### [Information shown]
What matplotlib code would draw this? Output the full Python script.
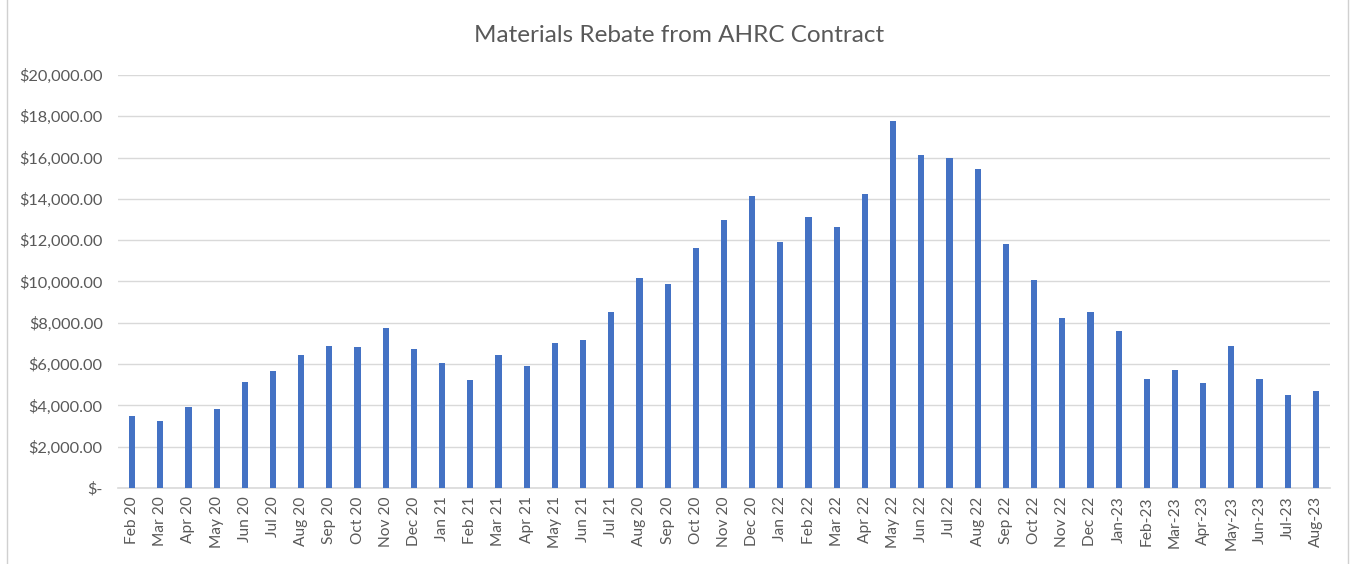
* * *
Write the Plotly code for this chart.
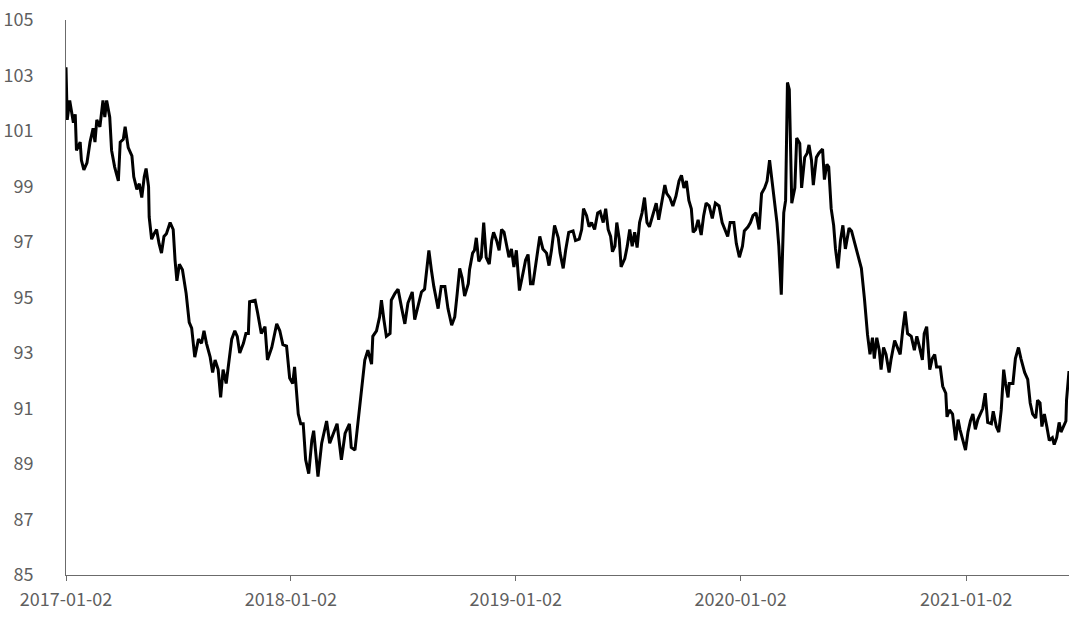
...
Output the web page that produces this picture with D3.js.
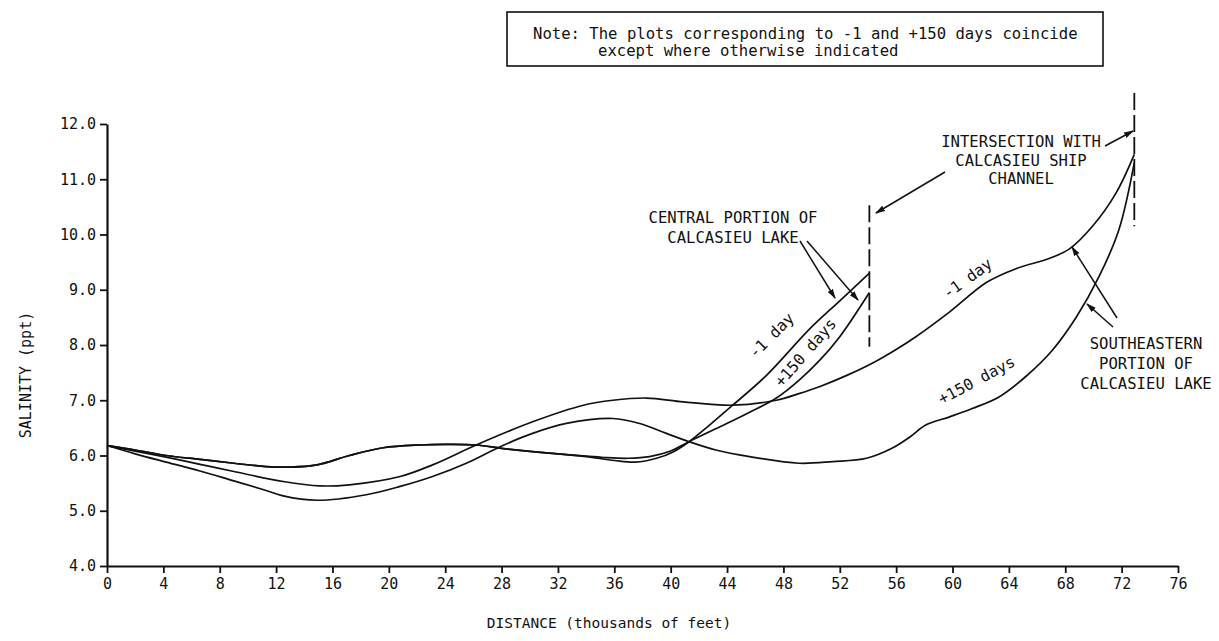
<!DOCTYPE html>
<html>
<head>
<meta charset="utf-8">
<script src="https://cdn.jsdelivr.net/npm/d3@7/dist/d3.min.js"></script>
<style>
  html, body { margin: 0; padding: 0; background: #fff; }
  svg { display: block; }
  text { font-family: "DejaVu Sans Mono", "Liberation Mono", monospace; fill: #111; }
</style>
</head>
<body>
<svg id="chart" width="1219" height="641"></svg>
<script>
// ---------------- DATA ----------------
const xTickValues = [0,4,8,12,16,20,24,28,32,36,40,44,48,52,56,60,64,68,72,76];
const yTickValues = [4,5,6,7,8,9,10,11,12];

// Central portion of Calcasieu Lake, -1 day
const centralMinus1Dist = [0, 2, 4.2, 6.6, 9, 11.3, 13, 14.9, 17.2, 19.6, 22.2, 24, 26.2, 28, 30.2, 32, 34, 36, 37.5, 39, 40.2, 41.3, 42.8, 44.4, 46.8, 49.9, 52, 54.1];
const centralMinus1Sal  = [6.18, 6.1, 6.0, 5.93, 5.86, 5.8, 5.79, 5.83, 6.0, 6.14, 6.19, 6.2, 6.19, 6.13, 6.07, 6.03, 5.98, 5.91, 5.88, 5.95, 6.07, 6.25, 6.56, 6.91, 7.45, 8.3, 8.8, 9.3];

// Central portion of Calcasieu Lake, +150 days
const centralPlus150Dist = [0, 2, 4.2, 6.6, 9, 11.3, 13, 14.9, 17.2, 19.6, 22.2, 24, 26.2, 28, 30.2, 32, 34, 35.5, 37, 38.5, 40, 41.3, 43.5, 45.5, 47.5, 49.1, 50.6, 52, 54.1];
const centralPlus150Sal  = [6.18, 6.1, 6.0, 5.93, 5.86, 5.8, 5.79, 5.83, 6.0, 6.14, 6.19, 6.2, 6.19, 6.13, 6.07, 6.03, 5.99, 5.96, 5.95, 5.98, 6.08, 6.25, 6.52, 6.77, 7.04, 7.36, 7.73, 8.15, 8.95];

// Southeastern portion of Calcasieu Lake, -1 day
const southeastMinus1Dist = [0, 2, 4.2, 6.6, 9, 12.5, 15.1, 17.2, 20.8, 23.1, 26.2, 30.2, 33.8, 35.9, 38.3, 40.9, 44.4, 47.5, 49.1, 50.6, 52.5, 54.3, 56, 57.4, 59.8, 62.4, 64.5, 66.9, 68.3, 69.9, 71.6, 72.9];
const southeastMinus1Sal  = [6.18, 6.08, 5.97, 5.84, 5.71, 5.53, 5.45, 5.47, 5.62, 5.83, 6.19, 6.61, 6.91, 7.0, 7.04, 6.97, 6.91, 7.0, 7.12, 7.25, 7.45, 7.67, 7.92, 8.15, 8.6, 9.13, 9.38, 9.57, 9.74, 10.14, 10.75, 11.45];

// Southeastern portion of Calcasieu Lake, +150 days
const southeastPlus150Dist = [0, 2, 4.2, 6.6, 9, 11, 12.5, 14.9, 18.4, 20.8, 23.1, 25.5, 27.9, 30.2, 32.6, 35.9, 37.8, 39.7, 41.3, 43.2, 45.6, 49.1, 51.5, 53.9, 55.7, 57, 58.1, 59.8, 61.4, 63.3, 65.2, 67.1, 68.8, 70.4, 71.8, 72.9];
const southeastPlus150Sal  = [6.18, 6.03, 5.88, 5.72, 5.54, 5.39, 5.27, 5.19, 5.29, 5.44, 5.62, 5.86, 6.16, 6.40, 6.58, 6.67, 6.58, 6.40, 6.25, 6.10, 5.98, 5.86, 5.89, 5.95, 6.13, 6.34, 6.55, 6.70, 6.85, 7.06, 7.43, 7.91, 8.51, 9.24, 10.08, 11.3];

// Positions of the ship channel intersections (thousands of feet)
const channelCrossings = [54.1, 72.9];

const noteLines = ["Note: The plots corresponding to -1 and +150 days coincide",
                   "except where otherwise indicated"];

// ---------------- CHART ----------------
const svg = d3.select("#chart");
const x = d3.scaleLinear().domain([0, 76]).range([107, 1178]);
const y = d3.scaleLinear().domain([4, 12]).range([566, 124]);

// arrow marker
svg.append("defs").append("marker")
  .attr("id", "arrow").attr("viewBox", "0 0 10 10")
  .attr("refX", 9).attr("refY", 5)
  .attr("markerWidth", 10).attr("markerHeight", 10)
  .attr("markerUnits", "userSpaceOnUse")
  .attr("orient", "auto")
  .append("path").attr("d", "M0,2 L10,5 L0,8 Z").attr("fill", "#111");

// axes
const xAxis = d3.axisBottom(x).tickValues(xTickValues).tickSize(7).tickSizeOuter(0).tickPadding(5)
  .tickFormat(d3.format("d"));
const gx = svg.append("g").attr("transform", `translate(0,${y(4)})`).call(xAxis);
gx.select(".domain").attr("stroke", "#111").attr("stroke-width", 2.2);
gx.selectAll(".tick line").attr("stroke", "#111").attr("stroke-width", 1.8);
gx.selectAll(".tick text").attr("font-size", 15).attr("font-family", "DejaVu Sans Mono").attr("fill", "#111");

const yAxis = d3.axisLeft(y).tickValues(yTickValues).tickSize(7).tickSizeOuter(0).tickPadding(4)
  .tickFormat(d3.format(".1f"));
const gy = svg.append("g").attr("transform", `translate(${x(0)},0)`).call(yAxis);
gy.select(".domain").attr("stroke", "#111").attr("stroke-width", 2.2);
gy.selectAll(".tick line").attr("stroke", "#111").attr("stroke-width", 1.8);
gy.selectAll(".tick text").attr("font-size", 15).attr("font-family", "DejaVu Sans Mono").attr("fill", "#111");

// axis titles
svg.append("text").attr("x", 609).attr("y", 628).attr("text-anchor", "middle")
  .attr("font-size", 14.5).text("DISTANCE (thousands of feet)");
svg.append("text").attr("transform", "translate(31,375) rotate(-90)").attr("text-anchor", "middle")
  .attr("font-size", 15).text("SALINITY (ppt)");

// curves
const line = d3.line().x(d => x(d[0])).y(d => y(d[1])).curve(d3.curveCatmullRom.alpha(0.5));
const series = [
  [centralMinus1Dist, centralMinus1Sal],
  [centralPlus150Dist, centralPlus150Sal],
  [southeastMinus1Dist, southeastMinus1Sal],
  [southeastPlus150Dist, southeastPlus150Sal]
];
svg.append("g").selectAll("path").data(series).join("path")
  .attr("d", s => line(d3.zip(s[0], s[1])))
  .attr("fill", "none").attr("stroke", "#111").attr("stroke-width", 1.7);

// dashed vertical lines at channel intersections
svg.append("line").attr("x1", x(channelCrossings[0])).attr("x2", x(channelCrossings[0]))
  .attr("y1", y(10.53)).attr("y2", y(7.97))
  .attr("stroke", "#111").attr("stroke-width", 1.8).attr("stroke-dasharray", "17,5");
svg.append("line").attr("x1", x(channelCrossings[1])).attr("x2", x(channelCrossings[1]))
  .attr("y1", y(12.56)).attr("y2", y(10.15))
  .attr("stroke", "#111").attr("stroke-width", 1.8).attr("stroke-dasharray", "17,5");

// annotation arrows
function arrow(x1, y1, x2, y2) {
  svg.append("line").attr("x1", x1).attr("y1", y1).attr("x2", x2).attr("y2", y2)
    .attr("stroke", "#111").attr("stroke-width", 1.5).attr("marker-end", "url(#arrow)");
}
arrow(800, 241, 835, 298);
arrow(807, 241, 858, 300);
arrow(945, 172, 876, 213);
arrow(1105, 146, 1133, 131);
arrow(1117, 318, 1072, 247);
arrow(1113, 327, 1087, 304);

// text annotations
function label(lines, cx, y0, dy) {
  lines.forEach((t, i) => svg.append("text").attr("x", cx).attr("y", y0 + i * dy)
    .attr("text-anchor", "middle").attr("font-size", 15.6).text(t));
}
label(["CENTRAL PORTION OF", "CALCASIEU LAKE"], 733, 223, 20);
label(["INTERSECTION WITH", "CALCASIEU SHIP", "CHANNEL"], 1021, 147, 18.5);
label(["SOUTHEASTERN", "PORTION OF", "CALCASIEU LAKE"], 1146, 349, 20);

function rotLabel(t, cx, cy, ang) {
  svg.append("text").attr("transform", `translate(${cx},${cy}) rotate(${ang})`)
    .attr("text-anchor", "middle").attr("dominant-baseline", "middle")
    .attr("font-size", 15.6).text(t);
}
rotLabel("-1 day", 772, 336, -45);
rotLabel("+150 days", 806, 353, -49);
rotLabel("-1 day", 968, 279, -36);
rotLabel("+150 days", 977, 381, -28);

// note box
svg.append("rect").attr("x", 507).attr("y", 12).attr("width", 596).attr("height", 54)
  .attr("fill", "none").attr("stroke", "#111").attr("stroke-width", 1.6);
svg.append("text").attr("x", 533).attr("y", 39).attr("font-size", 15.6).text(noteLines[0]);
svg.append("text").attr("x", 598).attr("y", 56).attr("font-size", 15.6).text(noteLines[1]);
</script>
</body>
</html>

### [Directions]
Write out word for word the lines above that run from the one with "Output the web" to the one with "7.73, 8.15, 8.95];". Include both end lines; exclude the images.

### [Solution below]
Output the web page that produces this picture with D3.js.
<!DOCTYPE html>
<html>
<head>
<meta charset="utf-8">
<script src="https://cdn.jsdelivr.net/npm/d3@7/dist/d3.min.js"></script>
<style>
  html, body { margin: 0; padding: 0; background: #fff; }
  svg { display: block; }
  text { font-family: "DejaVu Sans Mono", "Liberation Mono", monospace; fill: #111; }
</style>
</head>
<body>
<svg id="chart" width="1219" height="641"></svg>
<script>
// ---------------- DATA ----------------
const xTickValues = [0,4,8,12,16,20,24,28,32,36,40,44,48,52,56,60,64,68,72,76];
const yTickValues = [4,5,6,7,8,9,10,11,12];

// Central portion of Calcasieu Lake, -1 day
const centralMinus1Dist = [0, 2, 4.2, 6.6, 9, 11.3, 13, 14.9, 17.2, 19.6, 22.2, 24, 26.2, 28, 30.2, 32, 34, 36, 37.5, 39, 40.2, 41.3, 42.8, 44.4, 46.8, 49.9, 52, 54.1];
const centralMinus1Sal  = [6.18, 6.1, 6.0, 5.93, 5.86, 5.8, 5.79, 5.83, 6.0, 6.14, 6.19, 6.2, 6.19, 6.13, 6.07, 6.03, 5.98, 5.91, 5.88, 5.95, 6.07, 6.25, 6.56, 6.91, 7.45, 8.3, 8.8, 9.3];

// Central portion of Calcasieu Lake, +150 days
const centralPlus150Dist = [0, 2, 4.2, 6.6, 9, 11.3, 13, 14.9, 17.2, 19.6, 22.2, 24, 26.2, 28, 30.2, 32, 34, 35.5, 37, 38.5, 40, 41.3, 43.5, 45.5, 47.5, 49.1, 50.6, 52, 54.1];
const centralPlus150Sal  = [6.18, 6.1, 6.0, 5.93, 5.86, 5.8, 5.79, 5.83, 6.0, 6.14, 6.19, 6.2, 6.19, 6.13, 6.07, 6.03, 5.99, 5.96, 5.95, 5.98, 6.08, 6.25, 6.52, 6.77, 7.04, 7.36, 7.73, 8.15, 8.95];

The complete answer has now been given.